◆ Exercise description
All of the data should be repeated exactly; pictures are not part of the copy.

◆ Source excerpt
═══
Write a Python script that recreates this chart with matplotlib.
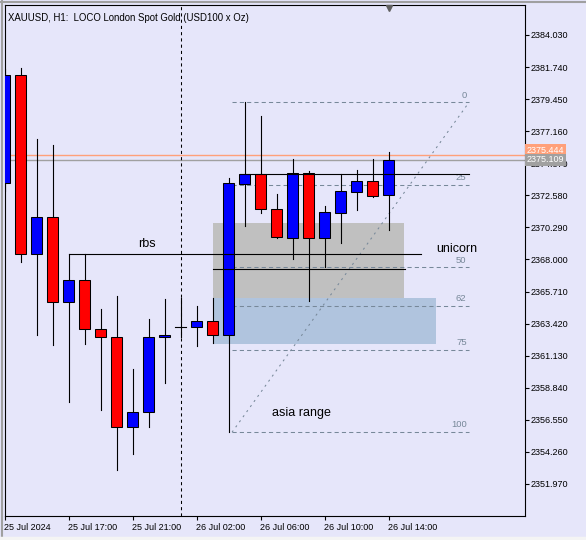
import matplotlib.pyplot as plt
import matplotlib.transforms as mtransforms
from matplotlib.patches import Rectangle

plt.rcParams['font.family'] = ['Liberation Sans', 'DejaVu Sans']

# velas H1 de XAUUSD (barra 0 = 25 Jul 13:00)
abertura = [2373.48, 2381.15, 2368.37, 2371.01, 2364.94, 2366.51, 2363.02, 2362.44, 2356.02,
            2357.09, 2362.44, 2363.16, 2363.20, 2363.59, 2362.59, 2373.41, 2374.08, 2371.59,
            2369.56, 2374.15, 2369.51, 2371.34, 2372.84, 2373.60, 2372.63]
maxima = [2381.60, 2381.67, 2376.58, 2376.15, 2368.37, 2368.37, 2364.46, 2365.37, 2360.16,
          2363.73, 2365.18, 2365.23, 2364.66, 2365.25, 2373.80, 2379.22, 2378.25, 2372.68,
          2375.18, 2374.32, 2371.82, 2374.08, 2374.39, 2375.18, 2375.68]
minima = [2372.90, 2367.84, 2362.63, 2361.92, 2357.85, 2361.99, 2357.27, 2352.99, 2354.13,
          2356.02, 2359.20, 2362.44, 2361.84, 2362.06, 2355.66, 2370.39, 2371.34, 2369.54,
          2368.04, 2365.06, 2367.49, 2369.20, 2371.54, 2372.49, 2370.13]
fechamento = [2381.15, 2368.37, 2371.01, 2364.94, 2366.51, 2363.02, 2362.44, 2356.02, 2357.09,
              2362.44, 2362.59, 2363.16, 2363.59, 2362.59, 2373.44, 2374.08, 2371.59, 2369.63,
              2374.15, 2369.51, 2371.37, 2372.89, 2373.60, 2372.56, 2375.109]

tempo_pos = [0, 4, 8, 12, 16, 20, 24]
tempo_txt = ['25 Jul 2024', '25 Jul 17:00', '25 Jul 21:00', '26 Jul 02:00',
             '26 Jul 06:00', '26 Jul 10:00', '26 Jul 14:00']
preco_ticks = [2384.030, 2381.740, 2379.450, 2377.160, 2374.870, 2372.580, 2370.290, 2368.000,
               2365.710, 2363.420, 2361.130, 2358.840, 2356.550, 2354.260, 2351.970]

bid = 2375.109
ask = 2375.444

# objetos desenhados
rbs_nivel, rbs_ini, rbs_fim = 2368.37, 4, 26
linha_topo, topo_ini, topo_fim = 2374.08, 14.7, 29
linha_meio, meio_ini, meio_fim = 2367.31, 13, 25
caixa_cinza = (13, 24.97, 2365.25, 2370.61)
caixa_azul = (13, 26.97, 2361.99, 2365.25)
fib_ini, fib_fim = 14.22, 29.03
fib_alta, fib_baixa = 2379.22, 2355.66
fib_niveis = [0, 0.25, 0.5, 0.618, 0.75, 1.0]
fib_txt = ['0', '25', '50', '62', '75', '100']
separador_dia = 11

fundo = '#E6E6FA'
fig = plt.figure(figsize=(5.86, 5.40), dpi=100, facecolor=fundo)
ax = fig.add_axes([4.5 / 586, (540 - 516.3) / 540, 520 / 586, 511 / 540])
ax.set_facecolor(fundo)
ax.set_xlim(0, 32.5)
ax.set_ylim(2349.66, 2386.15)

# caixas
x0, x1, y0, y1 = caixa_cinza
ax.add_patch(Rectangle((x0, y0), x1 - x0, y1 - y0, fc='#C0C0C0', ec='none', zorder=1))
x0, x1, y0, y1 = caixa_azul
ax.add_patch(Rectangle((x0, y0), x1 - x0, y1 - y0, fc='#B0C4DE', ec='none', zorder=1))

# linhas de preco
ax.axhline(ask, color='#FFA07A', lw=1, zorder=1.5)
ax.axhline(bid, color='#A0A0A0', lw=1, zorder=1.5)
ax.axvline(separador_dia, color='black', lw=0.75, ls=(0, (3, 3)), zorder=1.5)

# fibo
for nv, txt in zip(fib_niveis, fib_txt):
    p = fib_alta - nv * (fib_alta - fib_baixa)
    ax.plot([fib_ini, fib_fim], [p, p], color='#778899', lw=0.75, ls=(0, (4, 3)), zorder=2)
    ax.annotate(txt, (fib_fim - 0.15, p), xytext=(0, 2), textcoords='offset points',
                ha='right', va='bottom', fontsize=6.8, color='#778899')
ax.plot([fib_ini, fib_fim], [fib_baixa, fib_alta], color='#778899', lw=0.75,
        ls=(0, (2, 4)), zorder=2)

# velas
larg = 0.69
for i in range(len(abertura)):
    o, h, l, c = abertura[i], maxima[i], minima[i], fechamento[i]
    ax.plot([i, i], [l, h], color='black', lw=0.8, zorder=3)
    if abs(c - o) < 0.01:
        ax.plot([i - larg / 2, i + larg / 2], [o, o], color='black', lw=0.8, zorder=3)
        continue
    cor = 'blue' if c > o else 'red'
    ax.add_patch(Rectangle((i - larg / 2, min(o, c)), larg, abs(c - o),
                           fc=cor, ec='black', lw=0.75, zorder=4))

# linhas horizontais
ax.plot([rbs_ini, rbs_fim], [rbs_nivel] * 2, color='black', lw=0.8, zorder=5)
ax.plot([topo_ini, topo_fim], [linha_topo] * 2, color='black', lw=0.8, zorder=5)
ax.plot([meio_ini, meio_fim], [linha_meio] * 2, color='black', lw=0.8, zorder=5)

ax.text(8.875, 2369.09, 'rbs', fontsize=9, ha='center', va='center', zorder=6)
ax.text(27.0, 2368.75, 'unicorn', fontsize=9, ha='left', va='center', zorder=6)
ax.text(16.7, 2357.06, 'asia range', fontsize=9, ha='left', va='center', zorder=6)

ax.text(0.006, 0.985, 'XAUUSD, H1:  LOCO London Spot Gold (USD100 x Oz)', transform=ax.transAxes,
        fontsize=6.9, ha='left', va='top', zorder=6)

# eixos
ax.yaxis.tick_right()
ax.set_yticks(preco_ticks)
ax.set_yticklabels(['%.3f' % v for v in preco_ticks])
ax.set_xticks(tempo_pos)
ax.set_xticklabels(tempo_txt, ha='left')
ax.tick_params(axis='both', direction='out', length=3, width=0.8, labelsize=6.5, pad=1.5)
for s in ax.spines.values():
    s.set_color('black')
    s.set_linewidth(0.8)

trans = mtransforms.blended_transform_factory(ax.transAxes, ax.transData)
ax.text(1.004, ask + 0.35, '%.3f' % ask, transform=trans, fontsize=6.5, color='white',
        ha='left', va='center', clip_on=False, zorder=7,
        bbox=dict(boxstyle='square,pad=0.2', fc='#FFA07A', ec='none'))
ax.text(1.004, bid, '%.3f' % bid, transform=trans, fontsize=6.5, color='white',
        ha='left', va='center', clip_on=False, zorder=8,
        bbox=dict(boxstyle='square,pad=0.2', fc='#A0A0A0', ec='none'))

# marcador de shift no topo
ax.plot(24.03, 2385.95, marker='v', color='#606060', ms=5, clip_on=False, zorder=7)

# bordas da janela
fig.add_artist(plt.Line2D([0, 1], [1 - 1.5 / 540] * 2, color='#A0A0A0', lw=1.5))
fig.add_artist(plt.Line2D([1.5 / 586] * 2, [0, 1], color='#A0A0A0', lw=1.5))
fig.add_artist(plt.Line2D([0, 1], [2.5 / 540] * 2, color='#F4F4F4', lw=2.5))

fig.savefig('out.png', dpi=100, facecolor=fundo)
═══
◆ Complete response
Write a Python script that recreates this chart with matplotlib.
import matplotlib.pyplot as plt
import matplotlib.transforms as mtransforms
from matplotlib.patches import Rectangle

plt.rcParams['font.family'] = ['Liberation Sans', 'DejaVu Sans']

# velas H1 de XAUUSD (barra 0 = 25 Jul 13:00)
abertura = [2373.48, 2381.15, 2368.37, 2371.01, 2364.94, 2366.51, 2363.02, 2362.44, 2356.02,
            2357.09, 2362.44, 2363.16, 2363.20, 2363.59, 2362.59, 2373.41, 2374.08, 2371.59,
            2369.56, 2374.15, 2369.51, 2371.34, 2372.84, 2373.60, 2372.63]
maxima = [2381.60, 2381.67, 2376.58, 2376.15, 2368.37, 2368.37, 2364.46, 2365.37, 2360.16,
          2363.73, 2365.18, 2365.23, 2364.66, 2365.25, 2373.80, 2379.22, 2378.25, 2372.68,
          2375.18, 2374.32, 2371.82, 2374.08, 2374.39, 2375.18, 2375.68]
minima = [2372.90, 2367.84, 2362.63, 2361.92, 2357.85, 2361.99, 2357.27, 2352.99, 2354.13,
          2356.02, 2359.20, 2362.44, 2361.84, 2362.06, 2355.66, 2370.39, 2371.34, 2369.54,
          2368.04, 2365.06, 2367.49, 2369.20, 2371.54, 2372.49, 2370.13]
fechamento = [2381.15, 2368.37, 2371.01, 2364.94, 2366.51, 2363.02, 2362.44, 2356.02, 2357.09,
              2362.44, 2362.59, 2363.16, 2363.59, 2362.59, 2373.44, 2374.08, 2371.59, 2369.63,
              2374.15, 2369.51, 2371.37, 2372.89, 2373.60, 2372.56, 2375.109]

tempo_pos = [0, 4, 8, 12, 16, 20, 24]
tempo_txt = ['25 Jul 2024', '25 Jul 17:00', '25 Jul 21:00', '26 Jul 02:00',
             '26 Jul 06:00', '26 Jul 10:00', '26 Jul 14:00']
preco_ticks = [2384.030, 2381.740, 2379.450, 2377.160, 2374.870, 2372.580, 2370.290, 2368.000,
               2365.710, 2363.420, 2361.130, 2358.840, 2356.550, 2354.260, 2351.970]

bid = 2375.109
ask = 2375.444

# objetos desenhados
rbs_nivel, rbs_ini, rbs_fim = 2368.37, 4, 26
linha_topo, topo_ini, topo_fim = 2374.08, 14.7, 29
linha_meio, meio_ini, meio_fim = 2367.31, 13, 25
caixa_cinza = (13, 24.97, 2365.25, 2370.61)
caixa_azul = (13, 26.97, 2361.99, 2365.25)
fib_ini, fib_fim = 14.22, 29.03
fib_alta, fib_baixa = 2379.22, 2355.66
fib_niveis = [0, 0.25, 0.5, 0.618, 0.75, 1.0]
fib_txt = ['0', '25', '50', '62', '75', '100']
separador_dia = 11

fundo = '#E6E6FA'
fig = plt.figure(figsize=(5.86, 5.40), dpi=100, facecolor=fundo)
ax = fig.add_axes([4.5 / 586, (540 - 516.3) / 540, 520 / 586, 511 / 540])
ax.set_facecolor(fundo)
ax.set_xlim(0, 32.5)
ax.set_ylim(2349.66, 2386.15)

# caixas
x0, x1, y0, y1 = caixa_cinza
ax.add_patch(Rectangle((x0, y0), x1 - x0, y1 - y0, fc='#C0C0C0', ec='none', zorder=1))
x0, x1, y0, y1 = caixa_azul
ax.add_patch(Rectangle((x0, y0), x1 - x0, y1 - y0, fc='#B0C4DE', ec='none', zorder=1))

# linhas de preco
ax.axhline(ask, color='#FFA07A', lw=1, zorder=1.5)
ax.axhline(bid, color='#A0A0A0', lw=1, zorder=1.5)
ax.axvline(separador_dia, color='black', lw=0.75, ls=(0, (3, 3)), zorder=1.5)

# fibo
for nv, txt in zip(fib_niveis, fib_txt):
    p = fib_alta - nv * (fib_alta - fib_baixa)
    ax.plot([fib_ini, fib_fim], [p, p], color='#778899', lw=0.75, ls=(0, (4, 3)), zorder=2)
    ax.annotate(txt, (fib_fim - 0.15, p), xytext=(0, 2), textcoords='offset points',
                ha='right', va='bottom', fontsize=6.8, color='#778899')
ax.plot([fib_ini, fib_fim], [fib_baixa, fib_alta], color='#778899', lw=0.75,
        ls=(0, (2, 4)), zorder=2)

# velas
larg = 0.69
for i in range(len(abertura)):
    o, h, l, c = abertura[i], maxima[i], minima[i], fechamento[i]
    ax.plot([i, i], [l, h], color='black', lw=0.8, zorder=3)
    if abs(c - o) < 0.01:
        ax.plot([i - larg / 2, i + larg / 2], [o, o], color='black', lw=0.8, zorder=3)
        continue
    cor = 'blue' if c > o else 'red'
    ax.add_patch(Rectangle((i - larg / 2, min(o, c)), larg, abs(c - o),
                           fc=cor, ec='black', lw=0.75, zorder=4))

# linhas horizontais
ax.plot([rbs_ini, rbs_fim], [rbs_nivel] * 2, color='black', lw=0.8, zorder=5)
ax.plot([topo_ini, topo_fim], [linha_topo] * 2, color='black', lw=0.8, zorder=5)
ax.plot([meio_ini, meio_fim], [linha_meio] * 2, color='black', lw=0.8, zorder=5)

ax.text(8.875, 2369.09, 'rbs', fontsize=9, ha='center', va='center', zorder=6)
ax.text(27.0, 2368.75, 'unicorn', fontsize=9, ha='left', va='center', zorder=6)
ax.text(16.7, 2357.06, 'asia range', fontsize=9, ha='left', va='center', zorder=6)

ax.text(0.006, 0.985, 'XAUUSD, H1:  LOCO London Spot Gold (USD100 x Oz)', transform=ax.transAxes,
        fontsize=6.9, ha='left', va='top', zorder=6)

# eixos
ax.yaxis.tick_right()
ax.set_yticks(preco_ticks)
ax.set_yticklabels(['%.3f' % v for v in preco_ticks])
ax.set_xticks(tempo_pos)
ax.set_xticklabels(tempo_txt, ha='left')
ax.tick_params(axis='both', direction='out', length=3, width=0.8, labelsize=6.5, pad=1.5)
for s in ax.spines.values():
    s.set_color('black')
    s.set_linewidth(0.8)

trans = mtransforms.blended_transform_factory(ax.transAxes, ax.transData)
ax.text(1.004, ask + 0.35, '%.3f' % ask, transform=trans, fontsize=6.5, color='white',
        ha='left', va='center', clip_on=False, zorder=7,
        bbox=dict(boxstyle='square,pad=0.2', fc='#FFA07A', ec='none'))
ax.text(1.004, bid, '%.3f' % bid, transform=trans, fontsize=6.5, color='white',
        ha='left', va='center', clip_on=False, zorder=8,
        bbox=dict(boxstyle='square,pad=0.2', fc='#A0A0A0', ec='none'))

# marcador de shift no topo
ax.plot(24.03, 2385.95, marker='v', color='#606060', ms=5, clip_on=False, zorder=7)

# bordas da janela
fig.add_artist(plt.Line2D([0, 1], [1 - 1.5 / 540] * 2, color='#A0A0A0', lw=1.5))
fig.add_artist(plt.Line2D([1.5 / 586] * 2, [0, 1], color='#A0A0A0', lw=1.5))
fig.add_artist(plt.Line2D([0, 1], [2.5 / 540] * 2, color='#F4F4F4', lw=2.5))

fig.savefig('out.png', dpi=100, facecolor=fundo)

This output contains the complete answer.